A perfect example is the Haggerty’s spring 2023 exhibition Tomás Saraceno: Entangled Air. When Marquette’s (now) Associate Professor of Mechanical Engineering Dr. Somesh Roy participated in a new faculty orientation session at the museum, he asked if the Haggerty would be interested in integrating his research about soot into an exhibition. Without knowing where the ABCD machine would take them, museum colleagues said “Yes!” Dr. Roy subsequently received a National Science Foundation CAREERS grant to create a framework that will model soot emission from combustion engines, leading to cleaner combustion systems. Engagement with the Haggerty was written into the grant, and the museum organized an exhibition of work by Argentina-born, Berlin-based artist Tomás Saraceno. For more than two decades, the internationally acclaimed Saraceno has activated projects aimed towards rethinking the co-creation of the atmosphere with the goal of eliminating carbon emissions. Public programs aligning with the Haggerty’s exhibition included AirWalks—presented in collaboration with community partners including the Urban Ecology Center and Sixteenth Street Community Health Centers—that explored the interrelationship between industrialization, air quality, and public health. Air quality data collected during AirWalks were converted into visualizations that were displayed in the interpretive space accompanying the Saraceno exhibition. This initiative deeply engaged both the Marquette University and Milwaukee communities, and a conversation conducted via Zoom between Dr. Somesh Roy and Tomás Saraceno reached participants from across the United States and several countries.
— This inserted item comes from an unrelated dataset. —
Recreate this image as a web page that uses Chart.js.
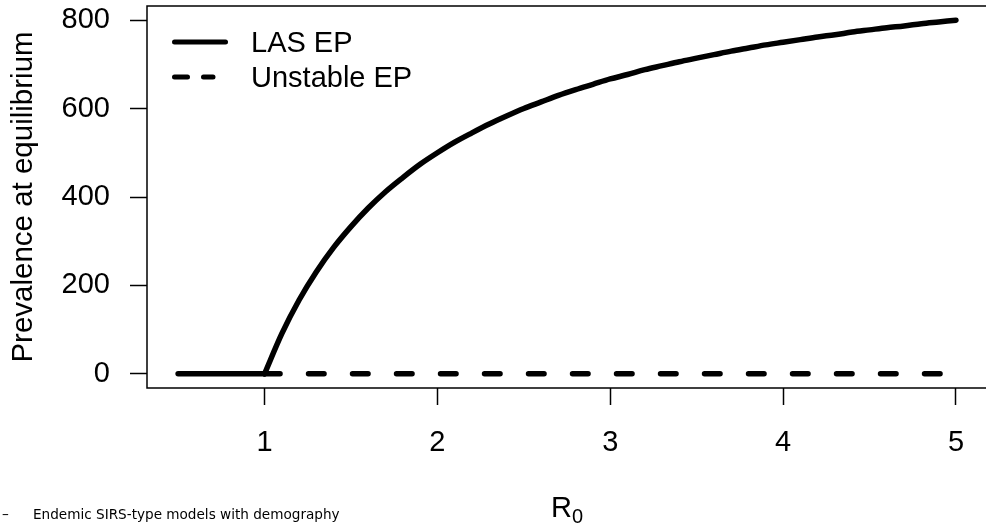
<!DOCTYPE html>
<html>
<head>
<meta charset="utf-8">
<title>Prevalence at equilibrium</title>
<script src="https://cdn.jsdelivr.net/npm/chart.js"></script>
<style>
  html, body { margin: 0; padding: 0; background: #fff; }
  #plot { display: block; }
</style>
</head>
<body>
<canvas id="plot" width="986" height="525"></canvas>
<script>
// Disease-free branch (R0 below 1)
var r0Low = [0.5, 1.0];
var prevLow = [0, 0];

// Locally asymptotically stable endemic equilibrium
var r0Las = [1.0, 1.1, 1.2, 1.3, 1.4, 1.5, 1.6, 1.7, 1.8, 1.9,
             2.0, 2.1, 2.2, 2.3, 2.4, 2.5, 2.6, 2.7, 2.8, 2.9,
             3.0, 3.1, 3.2, 3.3, 3.4, 3.5, 3.6, 3.7, 3.8, 3.9,
             4.0, 4.1, 4.2, 4.3, 4.4, 4.5, 4.6, 4.7, 4.8, 4.9, 5.0];
var prevLas = [0, 91, 167, 231, 286, 333, 375, 412, 444, 474,
               500, 524, 545, 565, 583, 600, 615, 630, 643, 655,
               667, 677, 688, 697, 706, 714, 722, 730, 737, 744,
               750, 756, 762, 767, 773, 778, 783, 787, 792, 796, 800];

// Disease-free equilibrium once it turns unstable
var r0Unstable = [1.0, 5.0];
var prevUnstable = [0, 0];

var xTickVals = [1, 2, 3, 4, 5];
var yTickVals = [0, 200, 400, 600, 800];
var legendLabels = ["LAS EP", "Unstable EP"];

var font = "'Liberation Sans', Arial, Helvetica, sans-serif";
var lw = 5.5;

function toPoints(xs, ys) {
  return xs.map(function (x, i) { return { x: x, y: ys[i] }; });
}

// box round the plot region (open on the right, like the cropped original)
var frame = {
  id: "frame",
  beforeDatasetsDraw: function (chart) {
    var a = chart.chartArea, c = chart.ctx;
    c.save();
    c.strokeStyle = "#000";
    c.lineWidth = 1.5;
    c.beginPath();
    c.moveTo(a.right + 5, a.top);
    c.lineTo(a.left, a.top);
    c.lineTo(a.left, a.bottom);
    c.lineTo(a.right + 5, a.bottom);
    c.stroke();
    c.restore();
  },
  afterDraw: function (chart) {
    var c = chart.ctx;
    c.save();
    c.fillStyle = "#000";
    c.strokeStyle = "#000";
    c.lineCap = "round";

    // legend
    var lx = 174.5, rows = [42, 77];
    c.lineWidth = 5;
    c.beginPath();
    c.moveTo(lx, rows[0]); c.lineTo(225.5, rows[0]);
    c.stroke();
    c.setLineDash([13, 16]);
    c.beginPath();
    c.moveTo(lx, rows[1]); c.lineTo(213, rows[1]);
    c.stroke();
    c.setLineDash([]);
    c.font = "29px " + font;
    c.textAlign = "left";
    c.textBaseline = "alphabetic";
    legendLabels.forEach(function (t, i) { c.fillText(t, 251, rows[i] + 10); });

    // x axis title, R with subscript 0
    var cx = chart.scales.x.getPixelForValue(2.75);
    c.font = "29px " + font;
    var wR = c.measureText("R").width;
    c.font = "20px " + font;
    var w0 = c.measureText("0").width;
    var sx = cx - (wR + w0) / 2;
    c.font = "29px " + font;
    c.fillText("R", sx, 517);
    c.font = "20px " + font;
    c.fillText("0", sx + wR, 523);

    // footer line
    c.font = "13.6px 'DejaVu Sans', sans-serif";
    c.fillText("\u2013", 2, 519);
    c.fillText("Endemic SIRS-type models with demography", 33, 519);
    c.restore();
  }
};

new Chart(document.getElementById("plot"), {
  type: "line",
  data: {
    datasets: [
      {
        label: legendLabels[1],
        data: toPoints(r0Unstable, prevUnstable),
        borderColor: "#000",
        borderWidth: lw,
        borderDash: [15.5, 28.5],
        borderCapStyle: "round",
        pointRadius: 0,
        fill: false
      },
      {
        label: legendLabels[0],
        data: toPoints(r0Low, prevLow),
        borderColor: "#000",
        borderWidth: lw,
        borderCapStyle: "round",
        pointRadius: 0,
        fill: false
      },
      {
        label: legendLabels[0],
        data: toPoints(r0Las, prevLas),
        borderColor: "#000",
        borderWidth: lw,
        borderCapStyle: "round",
        borderJoinStyle: "round",
        cubicInterpolationMode: "monotone",
        pointRadius: 0,
        fill: false
      }
    ]
  },
  options: {
    responsive: false,
    animation: false,
    devicePixelRatio: 1,
    layout: { padding: { top: 6, right: 1, bottom: 0, left: 0 } },
    plugins: {
      legend: { display: false },
      tooltip: { enabled: false }
    },
    scales: {
      x: {
        type: "linear",
        min: 0.32,
        max: 5.168,
        afterBuildTicks: function (s) { s.ticks = xTickVals.map(function (v) { return { value: v }; }); },
        afterFit: function (s) { s.height = 137; s.paddingLeft = 0; s.paddingRight = 0; },
        border: { display: false },
        grid: { drawOnChartArea: false, drawTicks: true, tickLength: 17, tickWidth: 1.5, tickColor: "#000" },
        ticks: { color: "#000", font: { family: font, size: 29 }, padding: 21, maxRotation: 0 }
      },
      y: {
        type: "linear",
        min: -32,
        max: 832,
        afterBuildTicks: function (s) { s.ticks = yTickVals.map(function (v) { return { value: v }; }); },
        afterFit: function (s) { s.width = 147; s.paddingTop = 0; s.paddingBottom = 0; },
        border: { display: false },
        grid: { drawOnChartArea: false, drawTicks: true, tickLength: 17, tickWidth: 1.5, tickColor: "#000" },
        ticks: { color: "#000", font: { family: font, size: 29 }, padding: 20 },
        title: {
          display: true,
          text: "Prevalence at equilibrium",
          color: "#000",
          font: { family: font, size: 29.5 },
          padding: { top: 6, bottom: 0 }
        }
      }
    }
  },
  plugins: [frame]
});
</script>
</body>
</html>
Centering and catalyzing community assets has permanently liberated the Haggerty Museum of Art from the siloed hierarchies—including those between museum learning and curatorial areas—that too often constrain museums’ work. The ABCD machine has no interest in, or use for, any such thing. Those constructs, along with the many structural inequities carefully built into the traditional museum paradigm, collapse when a museum shifts its center of its gravity to community assets.
Perhaps the most significant impact of ABCD has been on the Haggerty’s mission and vision statements. Approaches that felt right to us just a few years earlier lived uncomfortably low on the Ladder of Citizen Participation. So, we changed them. The museum’s new mission statement is, “The Haggerty Museum of Art connects people—on campus, in the community, and around the world—to art, to ideas, and to one another. Through inclusive programming, the museum uses the interdisciplinary lens of art to cultivate knowledge, insight, understanding, and belonging, all in service of Marquette University’s commitment to care for the whole person.” And its new vision statement is, “The Haggerty Museum of Art sparks transformational experiences with art that amplify personal, intellectual, social, and physical well-being.”
This work is never completed, and we’ll never get it entirely right. However, Asset-Based Community Development and the Ladder of Citizen Participation have provided critically important, actionable frameworks—ones which I believe can be implemented by any museum.